What the task requires
Quote, line for line, the entries from the first through the one containing "XAxis, YAxis, ReferenceArea". Pictures are left out.

Figure scripts

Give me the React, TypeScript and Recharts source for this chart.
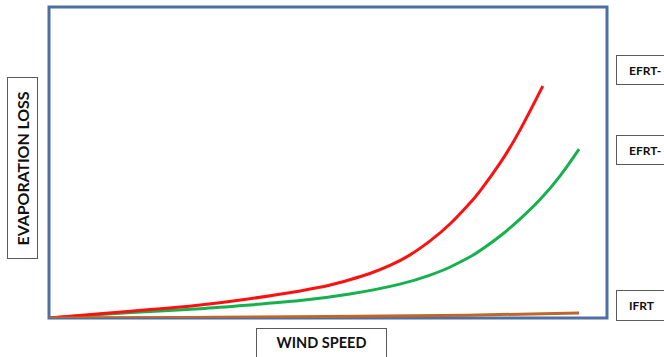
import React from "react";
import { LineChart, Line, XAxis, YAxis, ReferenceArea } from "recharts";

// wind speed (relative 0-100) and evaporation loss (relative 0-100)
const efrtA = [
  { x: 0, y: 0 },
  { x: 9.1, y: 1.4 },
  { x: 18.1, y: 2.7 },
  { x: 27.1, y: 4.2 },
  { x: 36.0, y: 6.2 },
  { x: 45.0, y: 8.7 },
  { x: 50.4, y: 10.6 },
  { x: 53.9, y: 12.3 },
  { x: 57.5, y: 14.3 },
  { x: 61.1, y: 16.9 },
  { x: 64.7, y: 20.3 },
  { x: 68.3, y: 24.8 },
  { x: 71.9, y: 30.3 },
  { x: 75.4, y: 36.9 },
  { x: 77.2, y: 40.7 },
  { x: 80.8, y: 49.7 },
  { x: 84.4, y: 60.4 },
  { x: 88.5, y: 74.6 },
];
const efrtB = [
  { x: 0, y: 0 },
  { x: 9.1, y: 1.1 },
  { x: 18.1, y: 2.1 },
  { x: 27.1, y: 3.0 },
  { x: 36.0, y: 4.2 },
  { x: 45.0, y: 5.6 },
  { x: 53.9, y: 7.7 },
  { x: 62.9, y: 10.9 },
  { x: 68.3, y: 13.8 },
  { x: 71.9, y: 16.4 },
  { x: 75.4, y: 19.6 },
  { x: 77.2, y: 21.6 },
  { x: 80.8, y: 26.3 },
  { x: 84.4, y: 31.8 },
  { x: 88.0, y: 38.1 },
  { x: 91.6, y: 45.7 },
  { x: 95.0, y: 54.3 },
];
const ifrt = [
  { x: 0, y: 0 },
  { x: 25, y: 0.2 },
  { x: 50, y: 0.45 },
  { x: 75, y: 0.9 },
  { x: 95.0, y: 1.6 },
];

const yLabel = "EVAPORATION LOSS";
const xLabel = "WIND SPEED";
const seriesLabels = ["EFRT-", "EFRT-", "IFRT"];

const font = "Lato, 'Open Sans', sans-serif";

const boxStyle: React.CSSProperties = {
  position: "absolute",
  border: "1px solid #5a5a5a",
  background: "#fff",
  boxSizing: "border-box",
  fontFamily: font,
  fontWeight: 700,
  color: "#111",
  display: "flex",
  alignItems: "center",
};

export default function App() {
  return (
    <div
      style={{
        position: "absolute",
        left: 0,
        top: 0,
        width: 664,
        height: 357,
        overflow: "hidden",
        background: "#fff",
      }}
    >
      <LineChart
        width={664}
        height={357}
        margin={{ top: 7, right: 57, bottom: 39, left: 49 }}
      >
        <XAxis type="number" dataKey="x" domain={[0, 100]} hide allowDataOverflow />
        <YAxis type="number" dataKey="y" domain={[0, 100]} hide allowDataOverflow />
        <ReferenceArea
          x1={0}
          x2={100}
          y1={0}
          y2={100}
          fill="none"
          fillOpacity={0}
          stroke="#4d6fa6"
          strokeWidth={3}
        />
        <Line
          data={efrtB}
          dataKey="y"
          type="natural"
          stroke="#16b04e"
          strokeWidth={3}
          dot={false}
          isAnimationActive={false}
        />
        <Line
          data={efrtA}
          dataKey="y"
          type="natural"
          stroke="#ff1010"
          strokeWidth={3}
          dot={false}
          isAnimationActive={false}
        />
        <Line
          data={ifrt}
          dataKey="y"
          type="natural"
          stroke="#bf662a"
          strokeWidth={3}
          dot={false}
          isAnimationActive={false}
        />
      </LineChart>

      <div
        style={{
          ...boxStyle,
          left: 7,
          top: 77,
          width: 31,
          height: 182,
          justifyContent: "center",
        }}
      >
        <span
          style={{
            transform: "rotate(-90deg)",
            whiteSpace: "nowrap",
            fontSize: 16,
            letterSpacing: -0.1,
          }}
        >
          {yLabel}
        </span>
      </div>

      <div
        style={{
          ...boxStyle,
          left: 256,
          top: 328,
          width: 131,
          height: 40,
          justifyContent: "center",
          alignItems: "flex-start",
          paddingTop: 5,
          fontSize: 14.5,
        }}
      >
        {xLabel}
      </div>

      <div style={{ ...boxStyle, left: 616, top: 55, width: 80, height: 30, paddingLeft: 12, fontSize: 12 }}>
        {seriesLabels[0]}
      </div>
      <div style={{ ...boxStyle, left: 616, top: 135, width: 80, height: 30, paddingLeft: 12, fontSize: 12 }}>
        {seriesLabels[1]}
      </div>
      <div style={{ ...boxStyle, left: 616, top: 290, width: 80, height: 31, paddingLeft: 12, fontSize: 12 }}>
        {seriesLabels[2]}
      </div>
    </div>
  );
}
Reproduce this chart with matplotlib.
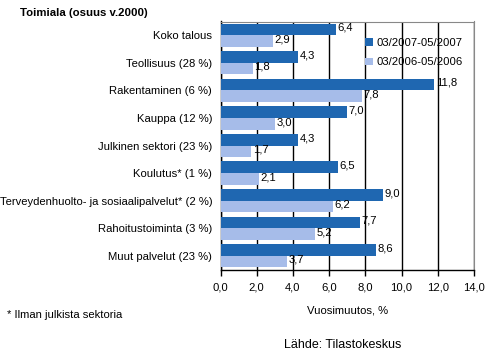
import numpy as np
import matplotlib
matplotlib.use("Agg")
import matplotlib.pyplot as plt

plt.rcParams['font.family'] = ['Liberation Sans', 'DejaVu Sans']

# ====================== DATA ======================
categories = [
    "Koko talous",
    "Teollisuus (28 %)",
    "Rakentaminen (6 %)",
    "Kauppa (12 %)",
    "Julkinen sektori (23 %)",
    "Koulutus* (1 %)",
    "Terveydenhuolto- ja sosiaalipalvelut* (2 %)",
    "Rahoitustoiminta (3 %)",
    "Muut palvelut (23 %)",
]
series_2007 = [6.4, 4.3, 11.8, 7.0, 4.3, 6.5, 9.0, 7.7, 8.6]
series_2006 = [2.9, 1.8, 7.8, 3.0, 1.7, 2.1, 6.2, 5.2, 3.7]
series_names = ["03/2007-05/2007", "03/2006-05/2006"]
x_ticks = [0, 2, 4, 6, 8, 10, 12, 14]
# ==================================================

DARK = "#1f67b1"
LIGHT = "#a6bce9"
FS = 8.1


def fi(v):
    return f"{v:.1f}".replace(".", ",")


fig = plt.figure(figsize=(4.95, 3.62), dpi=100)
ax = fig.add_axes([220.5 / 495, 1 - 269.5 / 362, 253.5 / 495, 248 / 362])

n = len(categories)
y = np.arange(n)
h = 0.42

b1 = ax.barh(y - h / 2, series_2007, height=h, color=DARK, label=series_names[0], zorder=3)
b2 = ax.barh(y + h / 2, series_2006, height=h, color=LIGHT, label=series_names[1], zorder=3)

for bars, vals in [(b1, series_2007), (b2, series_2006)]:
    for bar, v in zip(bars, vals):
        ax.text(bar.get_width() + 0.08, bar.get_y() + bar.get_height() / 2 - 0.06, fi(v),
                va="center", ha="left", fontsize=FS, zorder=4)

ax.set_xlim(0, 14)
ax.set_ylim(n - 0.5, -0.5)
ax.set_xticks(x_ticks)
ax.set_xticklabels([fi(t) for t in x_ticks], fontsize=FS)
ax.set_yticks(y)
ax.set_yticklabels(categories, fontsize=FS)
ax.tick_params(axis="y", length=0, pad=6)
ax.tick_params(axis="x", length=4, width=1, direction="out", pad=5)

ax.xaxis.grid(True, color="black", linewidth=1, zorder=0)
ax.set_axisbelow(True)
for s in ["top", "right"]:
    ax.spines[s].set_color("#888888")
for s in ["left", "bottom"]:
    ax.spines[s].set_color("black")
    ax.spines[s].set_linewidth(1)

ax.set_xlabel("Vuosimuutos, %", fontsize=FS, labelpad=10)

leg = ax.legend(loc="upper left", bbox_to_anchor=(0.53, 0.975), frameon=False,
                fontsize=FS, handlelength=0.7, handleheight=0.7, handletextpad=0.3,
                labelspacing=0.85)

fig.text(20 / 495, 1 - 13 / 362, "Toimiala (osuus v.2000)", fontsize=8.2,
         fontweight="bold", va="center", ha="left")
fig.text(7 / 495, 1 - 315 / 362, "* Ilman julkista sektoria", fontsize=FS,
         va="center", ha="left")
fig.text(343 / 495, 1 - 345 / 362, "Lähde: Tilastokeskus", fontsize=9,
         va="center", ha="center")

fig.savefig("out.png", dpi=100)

Solution to this task
Give me the React, TypeScript and Recharts source for this chart.
import React from "react";
import { LineChart, Line, XAxis, YAxis, ReferenceArea } from "recharts";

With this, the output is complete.